(Information shown)
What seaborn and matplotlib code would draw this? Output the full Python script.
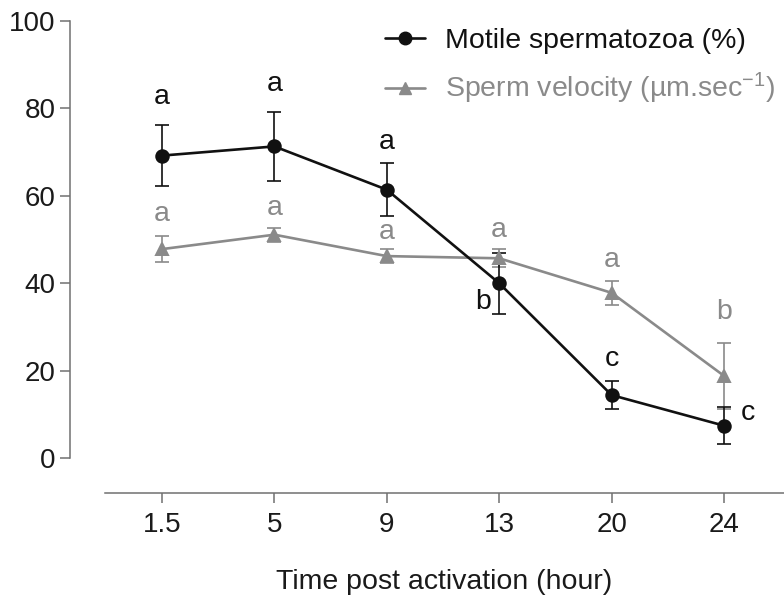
import matplotlib
matplotlib.use("Agg")
import matplotlib.pyplot as plt
from matplotlib.lines import Line2D
import pandas as pd
import seaborn as sns

# values
times = ["1.5", "5", "9", "13", "20", "24"]
motile = [69.2, 71.3, 61.4, 40.0, 14.4, 7.4]
motile_err = [7.0, 7.9, 6.1, 7.0, 3.3, 4.3]
motile_letters = ["a", "a", "a", "b", "c", "c"]
velocity = [47.8, 51.1, 46.2, 45.7, 37.8, 18.8]
velocity_err = [3.0, 1.6, 1.6, 2.1, 2.8, 7.5]
velocity_letters = ["a", "a", "a", "a", "a", "b"]

black = "#111111"
gray = "#8a8a8a"
axis_gray = "#707070"

sns.set_style("ticks")
plt.rcParams["font.family"] = ["Liberation Sans", "DejaVu Sans"]
plt.rcParams["mathtext.fontset"] = "custom"
plt.rcParams["mathtext.rm"] = "Liberation Sans"
plt.rcParams["mathtext.it"] = "Liberation Sans:italic"
plt.rcParams["mathtext.bf"] = "Liberation Sans:bold"

df = pd.DataFrame({
    "time": times * 2,
    "value": velocity + motile,
    "series": ["velocity"] * 6 + ["motile"] * 6,
})

fig = plt.figure(figsize=(7.84, 6.01), dpi=100)
ax = fig.add_axes([105 / 784, 1 - 458 / 601, (784 - 105) / 784, (458 - 21) / 601])

# error bars first so the markers sit on top
ax.errorbar(range(6), velocity, yerr=velocity_err, fmt="none", ecolor=gray,
            elinewidth=1.2, capsize=5, capthick=1.2, zorder=1)
ax.errorbar(range(6), motile, yerr=motile_err, fmt="none", ecolor=black,
            elinewidth=1.2, capsize=5, capthick=1.2, zorder=1)

sns.pointplot(data=df, x="time", y="value", hue="series", order=times,
              hue_order=["velocity", "motile"],
              palette={"velocity": gray, "motile": black},
              markers=["^", "o"], linestyles=["-", "-"], errorbar=None,
              legend=False, markersize=9, linewidth=1.9, ax=ax)

ax.set_xlim(-0.507, 5.534)
ax.set_ylim(0, 100)
ax.set_yticks([0, 20, 40, 60, 80, 100])

for s in ["top", "right"]:
    ax.spines[s].set_visible(False)
for s in ["left", "bottom"]:
    ax.spines[s].set_position(("outward", 25.2))
    ax.spines[s].set_color(axis_gray)
    ax.spines[s].set_linewidth(1.1)

ax.tick_params(axis="both", direction="out", length=7, width=1.1,
               color=axis_gray, labelsize=20, labelcolor="#1a1a1a")
ax.tick_params(axis="y", pad=3.6)
ax.tick_params(axis="x", pad=6.5)

ax.set_ylabel("")
ax.set_xlabel("Time post activation (hour)", fontsize=20.5, color="#1a1a1a")
ax.xaxis.set_label_coords(0.5, -0.255)

# significance letters (offsets in pixels from the point)
motile_offsets = [(0, 59), (0, 62), (0, 48), (-16, -19), (0, 36), (24, 13)]
velocity_offsets = [(0, 35), (0, 27), (0, 24), (0, 28), (0, 33), (0, 64)]
for i in range(6):
    dx, dy = motile_offsets[i]
    ax.annotate(motile_letters[i], (i, motile[i]), xytext=(dx * 0.72, dy * 0.72),
                textcoords="offset points", ha="center", va="center",
                fontsize=20.5, color=black)
    dx, dy = velocity_offsets[i]
    ax.annotate(velocity_letters[i], (i, velocity[i]), xytext=(dx * 0.72, dy * 0.72),
                textcoords="offset points", ha="center", va="center",
                fontsize=20.5, color=gray)

handles = [
    Line2D([], [], color=black, lw=1.9, marker="o", markersize=9),
    Line2D([], [], color=gray, lw=1.9, marker="^", markersize=9),
]
labels = ["Motile spermatozoa (%)", "Sperm velocity (\u00b5m.sec$^{-1}$)"]
leg = ax.legend(handles, labels, loc="upper left", bbox_to_anchor=(385 / 784, 1 - 28 / 601),
                bbox_transform=fig.transFigure, frameon=False, fontsize=20.5,
                handlelength=1.4, handletextpad=0.7, labelspacing=0.6,
                borderpad=0, borderaxespad=0)
for t, c in zip(leg.get_texts(), [black, gray]):
    t.set_color(c)

fig.savefig("out.png", dpi=100)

(Written exercise) Restate each line from the start of the listing through the line bearing "ax = fig.add_axes([105" word for word. Drop the pictures.

(Response for this exercise)
What seaborn and matplotlib code would draw this? Output the full Python script.
import matplotlib
matplotlib.use("Agg")
import matplotlib.pyplot as plt
from matplotlib.lines import Line2D
import pandas as pd
import seaborn as sns

# values
times = ["1.5", "5", "9", "13", "20", "24"]
motile = [69.2, 71.3, 61.4, 40.0, 14.4, 7.4]
motile_err = [7.0, 7.9, 6.1, 7.0, 3.3, 4.3]
motile_letters = ["a", "a", "a", "b", "c", "c"]
velocity = [47.8, 51.1, 46.2, 45.7, 37.8, 18.8]
velocity_err = [3.0, 1.6, 1.6, 2.1, 2.8, 7.5]
velocity_letters = ["a", "a", "a", "a", "a", "b"]

black = "#111111"
gray = "#8a8a8a"
axis_gray = "#707070"

sns.set_style("ticks")
plt.rcParams["font.family"] = ["Liberation Sans", "DejaVu Sans"]
plt.rcParams["mathtext.fontset"] = "custom"
plt.rcParams["mathtext.rm"] = "Liberation Sans"
plt.rcParams["mathtext.it"] = "Liberation Sans:italic"
plt.rcParams["mathtext.bf"] = "Liberation Sans:bold"

df = pd.DataFrame({
    "time": times * 2,
    "value": velocity + motile,
    "series": ["velocity"] * 6 + ["motile"] * 6,
})

fig = plt.figure(figsize=(7.84, 6.01), dpi=100)
ax = fig.add_axes([105 / 784, 1 - 458 / 601, (784 - 105) / 784, (458 - 21) / 601])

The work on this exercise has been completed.